Michael Remington

Personal information
- Born: 16 December 1757 Boughton Monchelsea, Kent, England
- Died: January 1826 (aged 69) Rochester, Kent, England
- Relations: Benjamin Remington (brother); Thomas Remington (brother);

Domestic team information
- 1781: Kent

Career statistics
| Competition | First-class |
| Matches | 7 |
| Runs scored | 133 |
| Batting average | 11.08 |
| 100s/50s | 0/0 |
| Top score | 28 |
| Balls bowled | ? |
| Wickets | 1 |
| Bowling average | ? |
| 5 wickets in innings | 0 |
| 10 wickets in match | 0 |
| Best bowling | 1/? |
| Catches/stumpings | 1/– |
- Source: Cricinfo, 19 February 2019

= Michael Remington =

English cricketer

Michael Remington (16 December 1757 - January 1826) was an English first-class cricketer.

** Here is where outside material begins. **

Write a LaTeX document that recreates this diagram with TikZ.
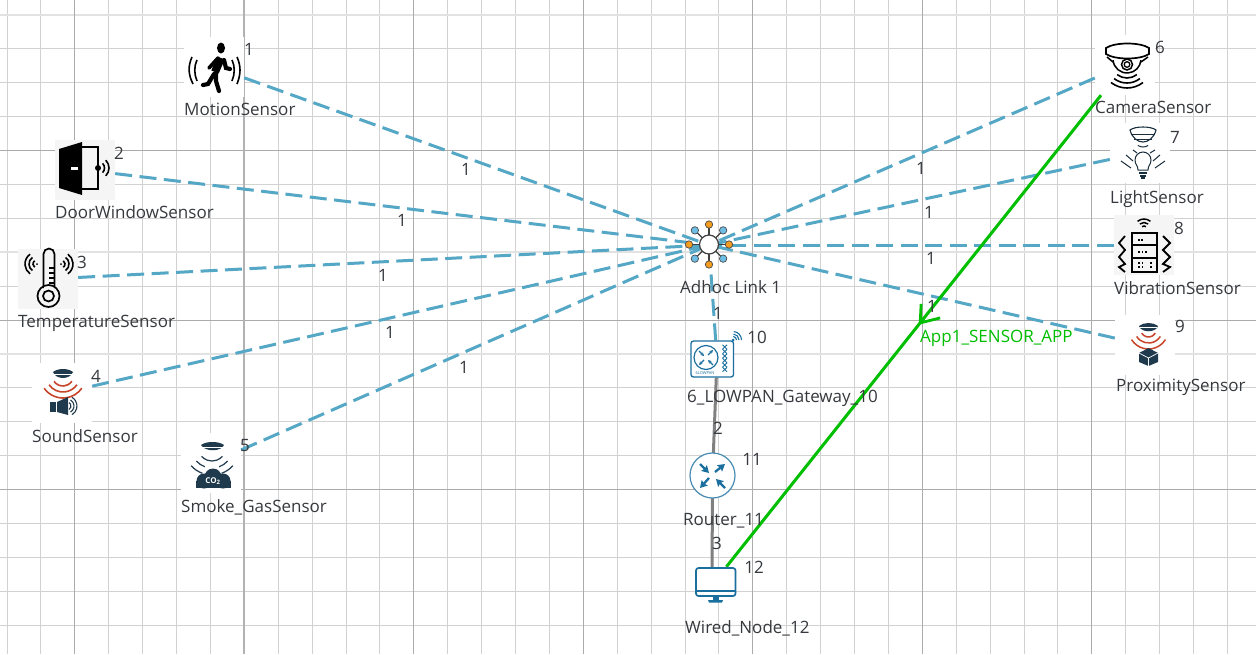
\documentclass[tikz,border=0pt]{standalone}
\usepackage{fontspec}
\setmainfont{Open Sans}
\usetikzlibrary{arrows.meta,calc}
\definecolor{linkblue}{HTML}{55A7C6}
\definecolor{gridminor}{HTML}{D2D2D2}
\definecolor{gridmajor}{HTML}{ABABAB}
\definecolor{gridthick}{HTML}{E2E2E2}
\definecolor{txt}{HTML}{36393D}
\definecolor{navy}{HTML}{1E3A4C}
\definecolor{redw}{HTML}{C8452A}
\definecolor{ciscob}{HTML}{1A6F9F}
\definecolor{appgreen}{HTML}{00BE00}
\definecolor{hubor}{HTML}{F39C1F}
\definecolor{hubbl}{HTML}{6DBDE5}
\newcommand{\icarc}[5]{([shift={(#4:#3pt)}]#1,#2) arc[start angle=#4,end angle=#5,radius=#3pt]}
\tikzset{
  iconbox/.style={rectangle,draw=none,fill=white,minimum width=60pt,minimum height=60pt,inner sep=0pt},
  checkbox/.style={iconbox,fill=black!4},
  wireless/.style={draw=linkblue,line width=3pt,dash pattern=on 17pt off 7.5pt},
  wiredlink/.style={draw=black!50,line width=3pt},
  namelab/.style={anchor=west,inner sep=0pt,text=txt,font=\fontsize{17}{19}\selectfont},
  numlab/.style={anchor=center,inner sep=0pt,text=txt,font=\fontsize{17}{19}\selectfont},
  applab/.style={anchor=west,inner sep=0pt,text=appgreen,font=\fontsize{17}{19}\selectfont},
}
\begin{document}
\begin{tikzpicture}[x=1pt,y=-1pt]
\useasboundingbox (0,0) rectangle (1256,654);
\fill[white] (0,0) rectangle (1256,654);
% grid
\foreach \k in {0,...,36}{\draw[gridminor,line width=0.9pt] ({7+33.9*\k},0) -- ({7+33.9*\k},654);}
\foreach \k in {0,...,18}{\draw[gridminor,line width=0.9pt] (0,{15+33.9*\k}) -- (1256,{15+33.9*\k});}
\foreach \k in {0,7,10}{\draw[gridthick,line width=1.8pt] (0,{15+33.9*\k}) -- (1256,{15+33.9*\k});}
\foreach \k in {4,9,14}{\draw[gridmajor,line width=0.9pt] (0,{15+33.9*\k}) -- (1256,{15+33.9*\k});}
\foreach \k in {2,12,17,22,27,32}{\draw[gridmajor,line width=0.9pt] ({7+33.9*\k},0) -- ({7+33.9*\k},654);}
\draw[black!30,line width=1.6pt] (244,0) -- (244,654);
% nodes
\node[iconbox] (motion) at (214,67) {};
\node[checkbox] (door) at (85,170) {};
\node[checkbox] (temp) at (48,279) {};
\node[iconbox] (sound) at (62,393) {};
\node[iconbox] (smoke) at (211,463) {};
\node[iconbox] (camera) at (1125,65) {};
\node[iconbox] (light) at (1140,153) {};
\node[checkbox] (vib) at (1144,245) {};
\node[iconbox] (prox) at (1145,345) {};
\node[circle,draw=none,inner sep=0pt,minimum size=18pt] (adhoc) at (709,245) {};
\node[rectangle,draw=none,inner sep=0pt,minimum width=46pt,minimum height=37pt] (gw) at (717,359) {};
\node[circle,draw=none,inner sep=0pt,minimum size=45pt] (router) at (712.5,475.5) {};
\node[rectangle,draw=none,inner sep=0pt,minimum width=41pt,minimum height=36pt] (wired) at (712,585) {};
% links
\foreach \n in {motion,door,temp,sound,smoke,camera,light,vib,prox}{\draw[wireless] (\n) -- (adhoc);}
\draw[wireless,shorten >=15pt] (gw) -- (adhoc);
\draw[wiredlink] (gw) -- (router);
\draw[wiredlink] (router) -- (wired);
% application flow
\draw[appgreen,line width=3pt] (wired) -- (camera);
\coordinate (tip) at ($(wired.center)!0.504!(camera.center)$);
\draw[appgreen,line width=2.8pt,line join=miter] ($(tip)+(1,-19)$) -- (tip) -- ($(tip)+(20,-5)$);
% motion icon
\fill[black] (221,48) ellipse[x radius=4pt,y radius=5.5pt];
\draw[black,line width=8pt] (221,58) -- (215,72);
\draw[black,line width=3.6pt,line cap=round] (218,58) -- (209,68);
\draw[black,line width=4.2pt,line cap=round] (224,60) -- (226,68) -- (230,69);
\draw[black,line width=4.2pt,line cap=round] (214,74) -- (208,84) -- (203,85);
\draw[black,line width=4.2pt,line cap=round] (216,74) -- (216,81) -- (219,91);
\draw[black,line width=1.6pt] (192,57) .. controls (188,66) and (188,74) .. (193,84);
\draw[black,line width=1.6pt] (197,60) .. controls (194,66) and (194,74) .. (197,81);
\draw[black,line width=1.6pt] (237,57) .. controls (241,66) and (241,74) .. (237,84);
\draw[black,line width=1.6pt] (232,60) .. controls (235,66) and (235,74) .. (232,81);
% door icon
\draw[black,line width=1.6pt] (82,147) -- (98,147) -- (98,189) -- (82,189);
\fill[black] (59,149) -- (82,142) -- (82,195) -- (59,188) -- cycle;
\fill[white] (71,167) rectangle (78,170);
\fill[black] (98,168) circle[radius=3pt];
\draw[black,line width=1.6pt] \icarc{98}{168}{6.5}{-45}{45};
\draw[black,line width=1.6pt] \icarc{98}{168}{11}{-45}{45};
% temperature icon
\draw[black,line width=1.7pt] (43.5,288) -- (43.5,254) arc[start angle=180,end angle=0,radius=5.5pt] -- (54.5,288);
\fill[black!4] (44.4,286) rectangle (53.6,292);
\draw[black,line width=1.7pt] (48.5,296) circle[radius=11pt];
\draw[black,line width=1.7pt] (48.5,296) circle[radius=5.5pt];
\draw[black,line width=1.2pt] (49,268) -- (54,268) (49,273) -- (54,273) (49,278) -- (54,278) (49,283) -- (54,283);
\fill[black] (37,264) circle[radius=1pt];
\fill[black] (61,264) circle[radius=1pt];
\foreach \r in {4,8,12}{
  \draw[black,line width=1.6pt] \icarc{37}{264}{\r}{125}{235};
  \draw[black,line width=1.6pt] \icarc{61}{264}{\r}{-55}{55};
}
% sound icon
\fill[navy] (53,372) .. controls (58,368) and (68,368) .. (73,372) .. controls (70,380) and (56,380) .. (53,372) -- cycle;
\draw[white,line width=0.6pt] (54,374) -- (72,374);
\foreach \r in {11,17,23}{\draw[redw,line width=1.6pt] \icarc{63}{375}{\r}{215}{325};}
\fill[navy] (50,402) rectangle (56,412);
\fill[navy] (57,402) -- (68,397) -- (68,415) -- (57,412) -- cycle;
\foreach \r in {4,7,10}{\draw[navy,line width=1.1pt] \icarc{67}{406}{\r}{-60}{60};}
% smoke icon
\fill[navy] (201,445) .. controls (206,441) and (219,441) .. (224,445) .. controls (221,452) and (205,452) .. (201,445) -- cycle;
\draw[white,line width=0.6pt] (202,447) -- (223,447);
\foreach \r in {14,21,28}{
  \draw[navy,line width=1.2pt] \icarc{212}{447}{\r}{222}{250};
  \draw[navy,line width=1.2pt] \icarc{212}{447}{\r}{290}{318};
}
\draw[navy,line width=1.2pt] \icarc{212}{447}{14}{250}{290};
\fill[navy] (204,481) circle[radius=7.5pt];
\fill[navy] (213,477) circle[radius=8.5pt];
\fill[navy] (223,481) circle[radius=7.5pt];
\fill[navy] (196,488) rectangle (231,481);
\node[inner sep=0pt,text=white,font=\bfseries\fontsize{8}{9}\selectfont] (co2) at (213,481) {CO\textsubscript{2}};
% camera icon
\draw[black,line width=1.7pt] (1106,48) .. controls (1115,42) and (1140,42) .. (1149,48) -- (1149,54) .. controls (1140,60) and (1115,60) .. (1106,54) -- cycle;
\draw[black,line width=1.5pt] (1107,57) -- (1113,62);
\draw[black,line width=1.5pt] (1148,57) -- (1141,62);
\draw[black,line width=1.5pt] \icarc{1127}{59}{14}{185}{355};
\draw[black,line width=1.5pt] (1127,64.5) circle[radius=5.5pt];
\draw[black,line width=1.3pt] (1127,64.5) circle[radius=2.8pt];
\foreach \r in {16,21,26}{\draw[black,line width=1.6pt] \icarc{1127}{62}{\r}{232}{308};}
% light icon
\draw[navy!80!black,line width=1.1pt] (1130,130) .. controls (1135,126) and (1151,126) .. (1156,130) .. controls (1154,138) and (1148,142) .. (1143,142) .. controls (1138,142) and (1132,138) .. (1130,130) -- cycle;
\draw[navy!80!black,line width=1pt] (1131,134) -- (1155,134) (1134,139) -- (1152,139);
\draw[navy!80!black,line width=1pt] \icarc{1143}{138}{9}{235}{305};
\draw[navy!80!black,line width=1pt] (1138,170) .. controls (1138,165) and (1135,165) .. (1135,160) arc[start angle=180,end angle=0,radius=8pt] .. controls (1151,165) and (1148,165) .. (1148,170) -- cycle;
\draw[navy!80!black,line width=1.1pt] (1139,173) -- (1147,173) (1140,176) -- (1146,176);
\fill[navy!80!black] (1141,177) rectangle (1145,179);
\draw[navy!80!black,line width=1pt] (1126,155) -- (1133,161) (1121,161) -- (1131,168) (1160,155) -- (1153,161) (1165,161) -- (1155,168) (1133,150) -- (1137,153) (1155,150) -- (1150,153);
% vibration icon
\draw[black,line width=1.7pt] (1132,233) rectangle (1157,272);
\draw[black,line width=1.7pt] (1132,245) -- (1157,245) (1132,258) -- (1157,258);
\foreach \px/\py in {1138/239,1141/239,1138/251,1141.5/251,1145/251,1138/262,1141.5/262,1150/262,1138/266,1141.5/266,1150/266}{
  \fill[black] (\px,\py) rectangle ++(1.5,1.5);
}
\foreach \r in {3,6.5,10}{\draw[black,line width=1.5pt] \icarc{1144}{229}{\r}{50}{130};}
\draw[black,line width=1.8pt] (1125,236) -- (1119,243) -- (1125,250) -- (1119,257) -- (1125,264) -- (1119,267) -- (1125,272);
\draw[black,line width=1.8pt] (1163,236) -- (1170,243) -- (1163,250) -- (1170,257) -- (1163,264) -- (1170,267) -- (1163,272);
% proximity icon
\fill[navy] (1139,326) .. controls (1144,322) and (1153,322) .. (1158,326) .. controls (1156,333) and (1141,333) .. (1139,326) -- cycle;
\draw[white,line width=0.6pt] (1140,327.5) -- (1157,327.5);
\foreach \r in {8,14,20}{\draw[redw,line width=1.5pt] \icarc{1148.5}{329}{\r}{212}{328};}
\fill[navy] (1148.5,348) -- (1158,353) -- (1158,362) -- (1148.5,366) -- (1139,362) -- (1139,353) -- cycle;
\draw[white,line width=0.7pt] (1139,353) -- (1148.5,358) -- (1158,353) (1148.5,358) -- (1148.5,366);
% adhoc hub
\foreach \a/\c in {0/hubor,45/hubbl,90/hubor,135/hubbl,180/hubor,225/hubbl,270/hubor,315/hubbl}{
  \draw[black!75,line width=1.3pt] (709,244.5) -- ++(\a:20pt);
  \filldraw[fill=\c,draw=black!70,line width=0.7pt] (709,244.5) ++(\a:20pt) circle[radius=3.7pt];
}
\filldraw[fill=white,draw=black!75,line width=1.2pt] (709,244.5) circle[radius=9.5pt];
% gateway icon
\filldraw[fill=white,draw=ciscob,line width=1.3pt,rounded corners=2.5pt] (691,341) rectangle (733.5,377);
\draw[ciscob,line width=1.2pt] (706,357.5) circle[radius=12pt];
\foreach \xa/\ya/\xb/\yb in {699/351/704/356, 708/355/713/350, 704/360/699/365, 713/365/708/360}{
  \draw[ciscob,line width=1.2pt,-{Stealth[length=3.5pt,width=3.5pt]}] (\xa,\ya) -- (\xb,\yb);
}
\foreach \y in {347,351.5,356,360.5,365,369.5}{
  \draw[ciscob,line width=1pt] (722.5,\y-2.2) -- (727,\y+2.2) (727,\y-2.2) -- (722.5,\y+2.2);
}
\node[inner sep=0pt,text=ciscob,font=\fontsize{4}{5}\selectfont] (lp) at (705,373) {6LOWPAN};
\fill[ciscob] (733,340) circle[radius=1.5pt];
\foreach \r in {3.5,6,8.5}{\draw[ciscob,line width=1.1pt] \icarc{733}{340}{\r}{0}{85};}
% router icon
\filldraw[fill=white,draw=ciscob!80,line width=1.2pt] (712.5,475.5) circle[radius=22.5pt];
\foreach \xa/\ya/\xb/\yb in {700/464/709/473, 715/472/725/464, 709/478/700/488, 725/488/716/479}{
  \draw[ciscob,line width=2.3pt,-{Stealth[length=7pt,width=8pt,inset=1pt]}] (\xa,\ya) -- (\xb,\yb);
}
% wired node icon
\filldraw[fill=white,draw=ciscob,line width=1.7pt,rounded corners=2.5pt] (696,568) rectangle (735.5,596);
\draw[ciscob,line width=1.5pt] (696,591) -- (735.5,591);
\fill[ciscob] (713,596) rectangle (718.5,600);
\fill[ciscob] (708,600) -- (723,600) -- (722,602.5) -- (709,602.5) -- cycle;
% names
\node[namelab] (lmotion) at (184,109) {MotionSensor};
\node[namelab] (ldoor) at (55,212) {DoorWindowSensor};
\node[namelab] (ltemp) at (18,323.5) {TemperatureSensor};
\node[namelab] (lsound) at (32,436) {SoundSensor};
\node[namelab] (lsmoke) at (181,507) {Smoke\_GasSensor};
\node[namelab] (lcamera) at (1095,107) {CameraSensor};
\node[namelab] (llight) at (1110,199.5) {LightSensor};
\node[namelab] (lvib) at (1114,288) {VibrationSensor};
\node[namelab] (lprox) at (1116,387.5) {ProximitySensor};
\node[namelab] (ladhoc) at (680,287) {Adhoc Link 1};
\node[namelab] (lgw) at (687,398.5) {6\_LOWPAN\_Gateway\_10};
\node[namelab] (lrouter) at (683,520.5) {Router\_11};
\node[namelab] (lwired) at (685,628) {Wired\_Node\_12};
\node[applab] (lapp) at (920,338) {App1\_SENSOR\_APP};
% device numbers
\node[numlab] (n1) at (249,49) {1};
\node[numlab] (n2) at (119,153) {2};
\node[numlab] (n3) at (82,262) {3};
\node[numlab] (n4) at (96,376) {4};
\node[numlab] (n5) at (245,446) {5};
\node[numlab] (n6) at (1160,47) {6};
\node[numlab] (n7) at (1175,137) {7};
\node[numlab] (n8) at (1179,228) {8};
\node[numlab] (n9) at (1180,326) {9};
\node[numlab] (n10) at (757,337) {10};
\node[numlab] (n11) at (752,459) {11};
\node[numlab] (n12) at (754,567) {12};
% link numbers
\node[numlab] (e1) at (466,169) {1};
\node[numlab] (e2) at (402,220) {1};
\node[numlab] (e3) at (383,275) {1};
\node[numlab] (e4) at (390,332) {1};
\node[numlab] (e5) at (464,367) {1};
\node[numlab] (e6) at (921,168) {1};
\node[numlab] (e7) at (929,212) {1};
\node[numlab] (e8) at (931,258) {1};
\node[numlab] (e9) at (932,306) {1};
\node[numlab] (e10) at (718,313) {1};
\node[numlab] (e11) at (718,428) {2};
\node[numlab] (e12) at (717,543) {3};
\end{tikzpicture}
\end{document}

Born at Boughton Monchelsea, where he was baptised in December 1757, Remington was one of three sons of Samuel and Susanna Remington who played cricket. He made his debut in first-class cricket for Kent against Hampshire at Alresford in 1781, with Remington also playing in a first-class match for East Kent against West Kent in the same season. His next appearance in first-class cricket came in 1787, when he played for Hornchurch against a combined White Conduit Club & Moulsey Hurst team at Hornchurch. Two weeks after this match he appeared for Essex against Middlesex at Lord's Old Ground, with Remington following this up with two further first-class appearances in 1787; one for the White Conduit Club against Middlesex, and a second for Hornchurch against White Conduit Club and Moulsey Hurst. He made a final first-class appearance in 1791 for Hornchurch against the Marylebone Cricket Club. Playing a total of seven first-class matches, Remington scored 133 runs with a high score of 28, while with the ball he took a single wicket.

He died at Rochester in January 1826. His brothers, Benjamin and Thomas, both played first-class cricket. Their surname has sometimes been spelled "Rimmington".